Uma web livre e colaborativa funciona maravilhosamente no papel, mas não resiste à Realidade. Se ninguém controla o que é publicado e cada um pode fazer o que quiser, sempre haverá aqueles que buscarão o lucro em cima de conteúdo alheio, seja coletando dados em troca de acesso e facilidades, que incluem plataformas de criação, do WordPress ao YouTube, do Apple Podcasts à Twitch, you name it.


Várias vezes Tim Berners-Lee atacou empresas que tratam usuários como produtos, e governos que restringem acesso à web (Crédito: CERN)
Ao mesmo tempo, governos também imporão sua necessidade de supervisionar, monitorar, controlar, e se necessário (conforme suas diretrizes), restringir conteúdos e discursos, ou mesmo bloquear totalmente o acesso a produtos e serviços, ou mesmo a web em sua totalidade.
O relatório anual Freedom of the Net, publicado pela ONG Freedom House, anota 14 anos ininterruptos de queda na liberdade na web; o último documento (cuidado, PDF) menciona inclusive o arranca-rabo entre o X e a justiça brasileira em 2024, em que o ministro do STF Alexandre de Moraes ameaçou usuários com multas pesadíssimas, caso ousassem usar VPNs para acessar a rede social e contornar o bloqueio por ele determinado, que durou 40 dias.
De fato, mesmo com o Brasil tendo apoiado a resolução da ONU de 2021 sobre direitos humanos na internet, o país é o segundo da América do Sul em número de interrupções de serviços da web desde 2015, com 6 (5 por leis e uma por protestos), perdendo apenas para a Venezuela; a Índia é a campeã em implementar restrições desde o tratado, léguas à frente até mesmo da Rússia.

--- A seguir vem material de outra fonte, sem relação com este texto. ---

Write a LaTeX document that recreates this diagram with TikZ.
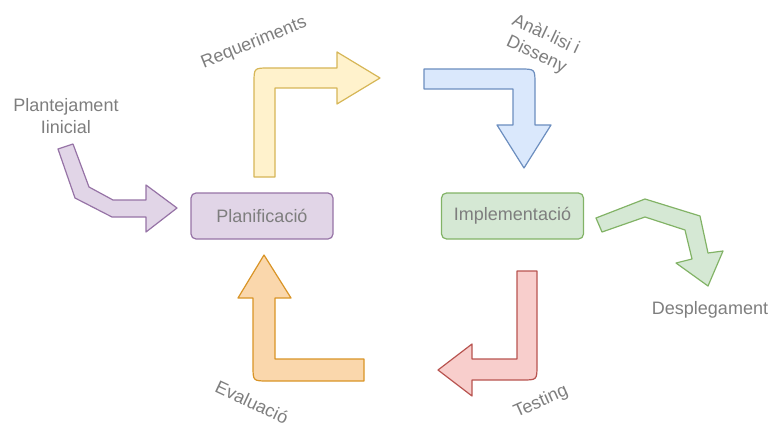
\documentclass[tikz,border=0pt]{standalone}
\usepackage{fontspec}
\setmainfont{Liberation Sans}
\definecolor{purF}{HTML}{E1D5E7}\definecolor{purD}{HTML}{9673A6}
\definecolor{yelF}{HTML}{FFF2CC}\definecolor{yelD}{HTML}{D6B656}
\definecolor{bluF}{HTML}{DAE8FC}\definecolor{bluD}{HTML}{6C8EBF}
\definecolor{grnF}{HTML}{D5E8D4}\definecolor{grnD}{HTML}{82B366}
\definecolor{redF}{HTML}{F8CECC}\definecolor{redD}{HTML}{B85450}
\definecolor{orgF}{HTML}{FAD7AC}\definecolor{orgD}{HTML}{D99426}
\definecolor{txt}{HTML}{7E7E7E}
\begin{document}
\begin{tikzpicture}[x=1pt,y=-1pt,
  shapearrow/.style={line width=1.2pt, line join=round},
  stage/.style={draw, rounded corners=5pt, line width=1.2pt, minimum width=142pt, minimum height=46pt, inner sep=0pt, text=txt, font=\fontsize{18}{22}\selectfont},
  lbl/.style={text=txt, font=\fontsize{18}{22}\selectfont, align=center, inner sep=0pt}]
\useasboundingbox (0,0) rectangle (768,425);
% stages
\node[stage, fill=purF, draw=purD] (plan) at (262,216) {Planificació};
\node[stage, fill=grnF, draw=grnD] (impl) at (512.5,216) {Implementació};
% labels
\node[lbl] (plant) at (66,116) {Plantejament\\Iinicial};
\node[lbl, rotate=22] (req) at (254,43) {Requeriments};
\node[lbl, rotate=-25] (anal) at (541,45) {Anàl·lisi i\\Disseny};
\node[lbl] (despl) at (710,310) {Desplegament};
\node[lbl, rotate=24] (test) at (541,402) {Testing};
\node[lbl, rotate=-25] (eval) at (252,402) {Evaluació};
% purple bent arrow
\draw[shapearrow, fill=purF, draw=purD] (58,149) -- (75,198) -- (112,217) -- (146,217) -- (146,232) -- (177,208) -- (146,185) -- (146,200) -- (113,200) -- (89,187) -- (73,144) -- cycle;
% yellow arrow
\draw[shapearrow, fill=yelF, draw=yelD] (254,177) -- (254,83) .. controls (254,68) .. (269,68) -- (337,68) -- (337,52) -- (380,78) -- (337,104) -- (337,88) -- (275,88) -- (275,177) -- cycle;
% blue arrow
\draw[shapearrow, fill=bluF, draw=bluD] (424,69) -- (520,69) .. controls (535,69) .. (535,84) -- (535,125) -- (551,125) -- (524,168) -- (497,125) -- (513,125) -- (513,89) -- (424,89) -- cycle;
% green arrow
\draw[shapearrow, fill=grnF, draw=grnD] (596,218) -- (645,199) -- (700,216) -- (708,253) -- (723,251) -- (708,286) -- (676,263) -- (692,259) -- (685,230) -- (645,217) -- (602,232) -- cycle;
% red arrow
\draw[shapearrow, fill=redF, draw=redD] (517,271) -- (537,271) -- (537,365) .. controls (537,380) .. (522,380) -- (472,380) -- (472,396) -- (438,370) -- (472,344) -- (472,359) -- (517,359) -- cycle;
% orange arrow
\draw[shapearrow, fill=orgF, draw=orgD] (275,359) -- (275,298) -- (291,298) -- (264,255) -- (238,298) -- (253,298) -- (253,366) .. controls (253,381) .. (268,381) -- (364,381) -- (364,359) -- cycle;
\end{tikzpicture}
\end{document}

Isso sem contar países que possuem soluções completamente à parte, e que restringem pesadamente, ou proíbem completamente, o acesso à web livre por seus cidadãos, como Rússia, China, e Coreia do Norte.
Tim Berners-Lee acredita ser possível restaurar a web ao propósito original, o que essencialmente é uma utopia: empresas continuarão coletando tudo o que desejarem, agora com respaldo governamental apenas para big techs selecionadas, nações autoritárias manterão o cadeado trancado, e o usuário continuará sendo tratado como moeda de troca, sem agência e sem controle sobre nada.